Sorrisos de um sonho de ópio
O que foi essa capacidade de criação
de cinema no caso Leone? É bastante difícil
fazer essa pergunta num outro tom que não um
semelhante ao de "O que foi esse caminhão que
me atropelou?", ou "O que foi essa paixão que
me arrebatou?". O lúdico, o gosto pela beleza,
a fascínio pela aventura e pelo fantasioso, o
tom farsesco, a abstração, tudo isso junto
a uma necessidade de registrar, de documentar, de ser
o principal documentarista do ardor e da paixão
ensandecida pelo cinema.
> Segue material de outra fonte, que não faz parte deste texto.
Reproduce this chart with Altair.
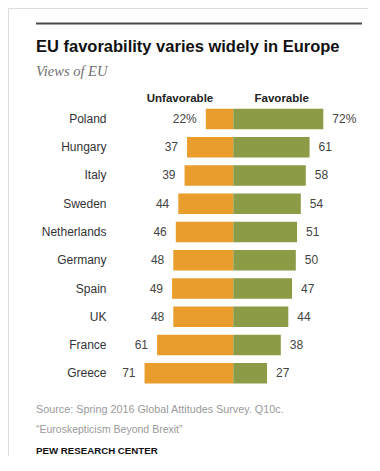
import altair as alt
import pandas as pd

countries = ["Poland", "Hungary", "Italy", "Sweden", "Netherlands",
             "Germany", "Spain", "UK", "France", "Greece"]
unfavorable = [22, 37, 39, 44, 46, 48, 49, 48, 61, 71]
favorable = [72, 61, 58, 54, 51, 50, 47, 44, 38, 27]

title_text = "EU favorability varies widely in Europe"
subtitle_text = "Views of EU"
header_unfav = "Unfavorable"
header_fav = "Favorable"
source_text = "Source: Spring 2016 Global Attitudes Survey. Q10c."
report_text = "\u201cEuroskepticism Beyond Brexit\u201d"
org_text = "PEW RESEARCH CENTER"

ORANGE = "#E99D2D"
GREEN = "#8B9B46"
FONT = "Liberation Sans"

rows = []
for i, (c, u, f) in enumerate(zip(countries, unfavorable, favorable)):
    rows.append({
        "country": c, "row": i, "unfav": u, "fav": f,
        "neg": -u, "zero": 0,
        "ulab": f"{u}%" if i == 0 else str(u),
        "flab": f"{f}%" if i == 0 else str(f),
    })
df = pd.DataFrame(rows)

W, H = 360, 448
xs = alt.Scale(domain=[-180.24, 107.76], nice=False, zero=False)
ys = alt.Scale(domain=[-3.929, 11.929], nice=False, zero=False, reverse=True)

base = alt.Chart(df).transform_calculate(
    y0="datum.row - 0.363", y1="datum.row + 0.363"
)

bar_u = base.mark_bar(color=ORANGE).encode(
    x=alt.X("neg:Q", scale=xs, axis=None),
    x2="zero:Q",
    y=alt.Y("y0:Q", scale=ys, axis=None),
    y2="y1:Q",
)
bar_f = base.mark_bar(color=GREEN).encode(
    x=alt.X("zero:Q", scale=xs, axis=None),
    x2="fav:Q",
    y=alt.Y("y0:Q", scale=ys, axis=None),
    y2="y1:Q",
)
lab_u = base.mark_text(align="right", baseline="middle", dx=-9, font=FONT,
                       fontSize=12, color="#444").encode(
    x=alt.X("neg:Q", scale=xs, axis=None),
    y=alt.Y("row:Q", scale=ys, axis=None),
    text="ulab:N",
)
lab_f = base.mark_text(align="left", baseline="middle", dx=9, font=FONT,
                       fontSize=12, color="#444").encode(
    x=alt.X("fav:Q", scale=xs, axis=None),
    y=alt.Y("row:Q", scale=ys, axis=None),
    text="flab:N",
)
lab_c = base.mark_text(align="right", baseline="middle", font=FONT,
                       fontSize=12, color="#333").encode(
    x=alt.value(98.5),
    y=alt.Y("row:Q", scale=ys, axis=None),
    text="country:N",
)


def deco(text, x, y, **kw):
    d = pd.DataFrame({"t": [text]})
    return alt.Chart(d).mark_text(align=kw.pop("align", "left"),
                                  baseline="alphabetic", **kw).encode(
        x=alt.value(x), y=alt.value(y), text="t:N")


top_rule = alt.Chart(pd.DataFrame({"a": [0]})).mark_rule(
    color="#4a4a4a", strokeWidth=2).encode(
    x=alt.value(28), x2=alt.value(354), y=alt.value(15.5))

title = deco(title_text, 28, 43.7, font=FONT, fontSize=16.5,
             fontWeight="bold", color="#111")
subtitle = deco(subtitle_text, 28, 67.5, font="Liberation Serif",
                fontSize=14.5, fontStyle="italic", color="#707070")
h_u = deco(header_unfav, 172, 94, align="center", font=FONT, fontSize=11.5,
           fontWeight="bold", color="#222")
h_f = deco(header_fav, 273.7, 94, align="center", font=FONT, fontSize=11.5,
           fontWeight="bold", color="#222")
src = deco(source_text, 28, 405.3, font=FONT, fontSize=10.8, color="#9a9a9a")
rep = deco(report_text, 28, 425.3, font=FONT, fontSize=10.5, color="#9a9a9a")
org = deco(org_text, 28, 446, font=FONT, fontSize=9.7, fontWeight="bold",
           color="#111")

chart = alt.layer(
    top_rule, bar_u, bar_f, lab_u, lab_f, lab_c,
    title, subtitle, h_u, h_f, src, rep, org
).properties(
    width=W, height=H, padding=0, autosize=alt.AutoSizeParams(type="none")
).configure_view(strokeWidth=0).configure(background="white")

chart.save("out.html", embed_options={"renderer": "svg", "actions": False})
O encanto que é também
rigor, o carinho que é também cinismo,
a fantasia que é também o maior documento
sobre a loucura do século XX e cujo título
é Era uma Vez na América; impossível
não se deixar levar ou ficar indiferente ao simples
poder que uma imagem e seus signos possuem num filme
assinado Sergio Leone.
Se um homem atravessasse o paraíso em sonho
e recebesse uma flor como prova de sua passagem e, ao
acordar, ele encontrasse essa flor em suas mãos,
dizer o quê? Então, eu era esse homem
(Borges). O cinema foi esse sonho, Sergio Leone foi
esse homem, e seus filmes são essa flor.